A Rede Estadual de Educação pode cumprir função importante e decisiva para a difusão de comportamentos não machistas e de respeito às meninas e às mulheres, desde que profissionais tenham suporte e formação isso.
“Meninos e meninas que recebem orientação adequada têm mais chance de se tornarem homens e mulheres civilizados, tolerantes e fraternos”. (Nota CPERS Sindicato)
A proposta traz diretrizes como:
- O estímulo ao registro e à socialização de práticas pedagógicas que atuem no sentido da erradicação de todas as formas de discriminação e violência contra mulheres e meninas;
- A valorização do protagonismo das/dos adolescentes e jovens nas estratégias de reflexão e ação que problematizem manifestações de violência;
- O incentivo o trabalho integrado com as diferentes linguagens artísticas e tecnológicas que favorecem o envolvimento e a reflexão de temas delicados e a desconstrução de tabus;
- O favorecimento da manifestação estética de cada estudante e de coletivos, oportunizando a vivência de identidades, papéis, ideias e o confronto saudável de pontos de vista, comportamentos e concepções divergentes;
- A identificação e problematização das violências que ocorrem contra professoras e funcionárias de escola e que residem no fato de serem mulheres.
O referido projeto de Lei está na última comissão para ser votado – exatamente a da educação – e irá depois a plenário. A par disso, estamos publicando uma cartilha que traz dicas (pesquisadas em sites sobre a temática) para professoras e professores, pais, mães e estudantes e problematiza práticas usuais que sem perceber naturalizamos. Vejam algumas:
- Atividades domésticas para todos: marido não “ajuda” nas tarefas domésticas, divide. A responsabilidade é de ambos. Práticas como: vai sentar no sofá com seu pai, enquanto eu e sua irmã lavamos a louça” tornam verdade essa cultura onde só as mulheres da casa são responsáveis pelas atividades domésticas. Tem louça na pia? Juntem-se todos e organizem! A casa tá bagunçada além da pia? Então, dividam as tarefas! Ensine desde a infância os seus filhos, independente do gênero, a organizarem suas coisas, arrumarem seus quartos e a fazerem atividades de casa, colaborando assim com o coletivo! Os meninos e meninas devem ser estimulados sem os rótulos de atividades de: “meninos” e “meninas”.

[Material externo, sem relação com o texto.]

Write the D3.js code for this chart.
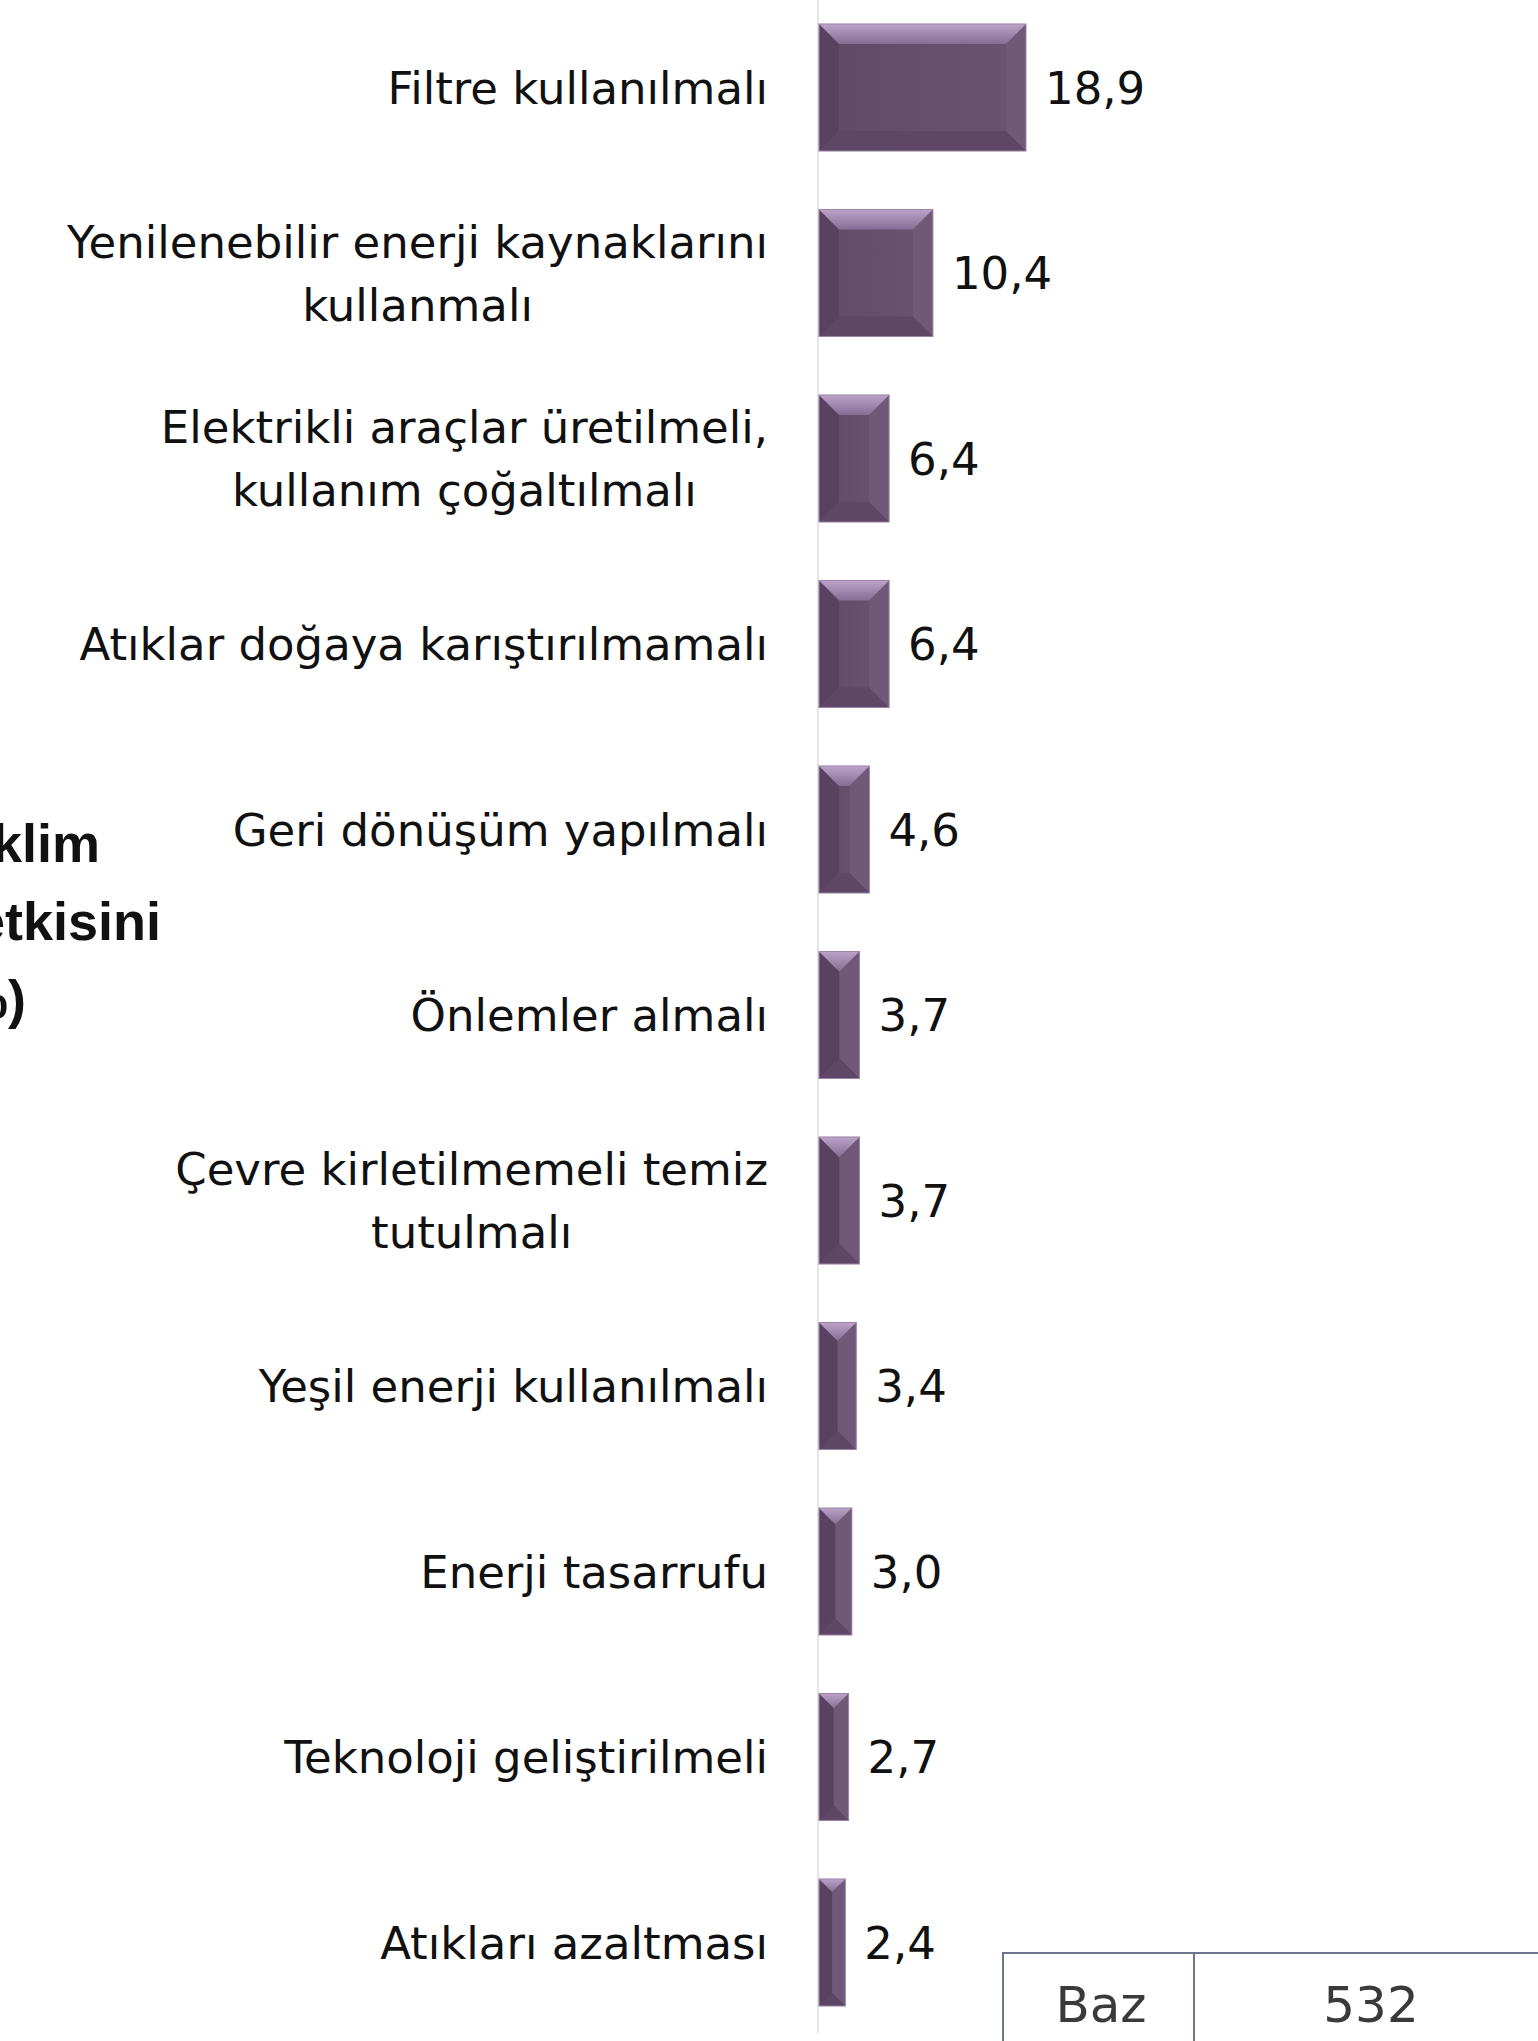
<!DOCTYPE html>
<html>
<head>
<meta charset="utf-8">
<script src="https://cdn.jsdelivr.net/npm/d3@7"></script>
<style>
  html, body { margin: 0; padding: 0; background: #fff; overflow: hidden; }
  svg { display: block; }
</style>
</head>
<body>
<div id="chart"></div>
<script>
// chart data
const categories = [
  "Filtre kullanılmalı",
  "Yenilenebilir enerji kaynaklarını\nkullanmalı",
  "Elektrikli araçlar üretilmeli,\nkullanım çoğaltılmalı",
  "Atıklar doğaya karıştırılmamalı",
  "Geri dönüşüm yapılmalı",
  "Önlemler almalı",
  "Çevre kirletilmemeli temiz\ntutulmalı",
  "Yeşil enerji kullanılmalı",
  "Enerji tasarrufu",
  "Teknoloji geliştirilmeli",
  "Atıkları azaltması"
];
const values = [18.9, 10.4, 6.4, 6.4, 4.6, 3.7, 3.7, 3.4, 3.0, 2.7, 2.4];
const titleLines = ["İklim", "etkisini", "(%)"];
const baseLabel = "Baz";
const baseValue = 532;

const width = 1538;
const height = 2041;
const axisX = 819;
const labelFont = "'DejaVu Sans', sans-serif";

const svg = d3.select('#chart')
  .append('svg')
  .attr('width', width)
  .attr('height', height);

const defs = svg.append('defs');
const topGrad = defs.append('linearGradient')
  .attr('id', 'bevelTop')
  .attr('x1', 0).attr('y1', 0).attr('x2', 0).attr('y2', 1);
topGrad.append('stop').attr('offset', '0%').attr('stop-color', '#bba3c9');
topGrad.append('stop').attr('offset', '100%').attr('stop-color', '#876d93');

const faceGrad = defs.append('linearGradient')
  .attr('id', 'face')
  .attr('x1', 0).attr('y1', 0).attr('x2', 1).attr('y2', 0);
faceGrad.append('stop').attr('offset', '0%').attr('stop-color', '#604a67');
faceGrad.append('stop').attr('offset', '100%').attr('stop-color', '#6b5372');

const x = d3.scaleLinear()
  .domain([0, d3.max(values)])
  .range([axisX, 1026]);

const y = d3.scaleBand()
  .domain(categories)
  .range([-5.25, -5.25 + categories.length * 185.5])
  .paddingInner(0.315)
  .paddingOuter(0.1575);

const fmt = d3.formatLocale({decimal: ",", thousands: ".", grouping: [3], currency: ["", ""]}).format(".1f");

// vertical axis line
svg.append('line')
  .attr('x1', axisX - 1).attr('x2', axisX - 1)
  .attr('y1', 0).attr('y2', 2033)
  .style('stroke', '#e6e3eb')
  .style('stroke-width', 2);

// bars with bevel
const rows = categories.map((c, i) => ({cat: c, value: values[i]}));
const bars = svg.append('g').selectAll('g.bar')
  .data(rows)
  .enter().append('g')
    .attr('class', 'bar');

bars.each(function (d) {
  const g = d3.select(this);
  const x0 = x(0), x1 = x(d.value);
  const y0 = y(d.cat), y1 = y0 + y.bandwidth();
  const b = Math.min(20, (x1 - x0) / 2, (y1 - y0) / 2);
  g.append('rect')
    .attr('x', x0).attr('y', y0)
    .attr('width', x1 - x0).attr('height', y1 - y0)
    .attr('fill', 'url(#face)');
  const poly = (pts, fill) => g.append('polygon')
    .attr('points', pts.map(p => p.join(',')).join(' '))
    .attr('fill', fill);
  poly([[x0, y0], [x0 + b, y0 + b], [x0 + b, y1 - b], [x0, y1]], '#584260');
  poly([[x1, y0], [x1, y1], [x1 - b, y1 - b], [x1 - b, y0 + b]], '#6f5878');
  poly([[x0, y1], [x1, y1], [x1 - b, y1 - b], [x0 + b, y1 - b]], '#5e4766');
  poly([[x0, y0], [x1, y0], [x1 - b, y0 + b], [x0 + b, y0 + b]], 'url(#bevelTop)');
  g.append('rect')
    .attr('x', x0).attr('y', y0)
    .attr('width', x1 - x0).attr('height', y1 - y0)
    .attr('fill', 'none')
    .attr('stroke', '#9c86a8')
    .attr('stroke-width', 1);
});

// value labels
svg.append('g').selectAll('text')
  .data(rows)
  .enter().append('text')
    .attr('x', d => x(d.value) + 19)
    .attr('y', d => y(d.cat) + y.bandwidth() / 2)
    .attr('dy', '0.36em')
    .style('font-family', labelFont)
    .style('font-size', '45px')
    .style('fill', '#111')
    .text(d => fmt(d.value));

// category axis with wrapped, centered labels
const lineHeight = 63;
const yAxis = d3.axisLeft(y).tickSize(0).tickPadding(51);
const axisG = svg.append('g')
  .attr('transform', `translate(${axisX},0)`)
  .call(yAxis);
axisG.select('.domain').remove();
axisG.selectAll('.tick text')
  .style('font-family', labelFont)
  .style('font-size', '45px')
  .style('fill', '#111')
  .each(function (d) {
    const t = d3.select(this);
    const lines = d.split('\n');
    t.text(null).attr('dy', null);
    const spans = lines.map((ln, i) => t.append('tspan')
      .attr('x', -51)
      .attr('dy', i === 0 ? (-(lines.length - 1) / 2 * lineHeight) + 'px' : lineHeight + 'px')
      .text(ln));
    spans[0].attr('dy', (-(lines.length - 1) / 2 * lineHeight + 16) + 'px');
    if (lines.length > 1) {
      const maxW = d3.max(spans, s => s.node().getComputedTextLength());
      t.attr('text-anchor', 'middle');
      spans.forEach(s => s.attr('x', -51 - maxW / 2));
    }
  });

// title, cut off at left edge
svg.append('g').selectAll('text')
  .data(titleLines)
  .enter().append('text')
    .attr('x', (d, i) => [100, 161, 26][i])
    .attr('y', (d, i) => 862 + i * 78)
    .attr('text-anchor', 'end')
    .style('font-family', "'Liberation Sans', sans-serif")
    .style('font-weight', 'bold')
    .style('font-size', '54px')
    .style('fill', '#111')
    .text(d => d);

// base table
const tbl = svg.append('g');
tbl.append('path')
  .attr('d', 'M1003,2045 V1953 H1545 M1194,1953 V2045')
  .attr('fill', 'none')
  .attr('stroke', '#6c7590')
  .attr('stroke-width', 2);
tbl.selectAll('text')
  .data([{t: baseLabel, cx: 1101}, {t: baseValue, cx: 1371}])
  .enter().append('text')
    .attr('x', d => d.cx)
    .attr('y', 2022)
    .attr('text-anchor', 'middle')
    .style('font-family', labelFont)
    .style('font-size', '50px')
    .style('fill', '#3a3a3a')
    .text(d => d.t);
</script>
</body>
</html>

- Pais e mães são exemplos que produzem verdades. As funções do pai só são diferentes das da mãe em alguns momentos por questões biológicas, como o amamentar, no mais, os cuidados com a reprodução da vida deve ser de ambos, compartilhados.
- Meninos choram. O machismo roubou do homem o direito de ser sensível (Ana Luiza Garcia). Ser humano fica triste, sente medo ou se emociona independentemente do sexo. E inibir sentimentos pode causar reflexos negativos no futuro.
- O tom da voz não diz alguma coisa sobre ser homem ou mulher. Mas é comum se ouvir a repreensão:não fale com voz fina! Já paramos para pensar que em momentos de insegurança, nervoso, medo e carência o timbre de voz da criança pode mudar? E, além disso, a criança vai passar por todo o processo de desenvolvimento da fala e amadurecimento da voz. Ainda, parecer mulher por ter afinado a voz não deve ser colocado como “defeito”, pois passa a idéia de que ser mulher é ser menos que homem. É assim que o menino cresce se achando superior e se torna um adulto que acredita que destratar a mulher o afirma como homem.
- Meninas gostam e tem aptidão para o esporte SIM! Incentive o Esporte. Inserir as meninas no contexto esportivo – estimulando a prática e levando a jogos é um dos caminhos para mudar esse quadro.
- Brincar sem Tabus. Deixe seus filhos e filhas à vontade para brincar com carrinhos e bonecos. Usar as cores que quiserem usar. Assim serão criados para serem felizes e livres.Por que o menino não pode brincar disso tudo quando criança? Porque só as meninas é quem devem e podem brincar de casinha, boneca e ter filhos imaginários? Muitas das experiências da infância é que vão formar o adulto que a criança será. Isso não significa que influenciará seu gênero.
- Sexualidade não está à prova. Independentemente da orientação sexual (que vai se manifestar a seu tempo), meninos e meninas devem ser gentis, meninos e meninas devem experimentar autonomia e devem ter uma infância plena.
- Meninos e Meninas não são pequenos adultos. Puxar o canto “com quem será” em um aniversário de crianças, estimular beijinhos entre os bebês ou chamar a filha do amigo de “minha norinha” coloca os pequenos num papel que não lhes cabe e distorce precocemente a formação da sexualidade e o condicionamento a ela.
- O respeito ao corpo. Profetizar que o menino vai ‘destruir corações’, enquanto ela quando crescer ‘vai dar trabalho’: expressões como essas acabam por legitimar o assédio masculino e a impor culpa a quem é vítima, no que se refere à exposição da beleza feminina. Para mudar esse quadro, é preciso desenvolver entre as crianças conceitos de integridade corporal e consentimento.
- Sem essa de provedor e princesa: A figura da princesa à espera do príncipe encantado (o provedor) sugere fragilidade. Ou, ainda, que uma mulher só se realiza com casamento e maternidade – que podem sim ser aspirações, desde que pautadas em cumplicidade, não em dependência.
- Empoderar para igualar: Muitos homens se sentem acuados e até ofendidos por pautas feministas, porque não entendem que o machismo oprime mulheres. O empoderamento feminino busca igualdade, não inverter a opressão.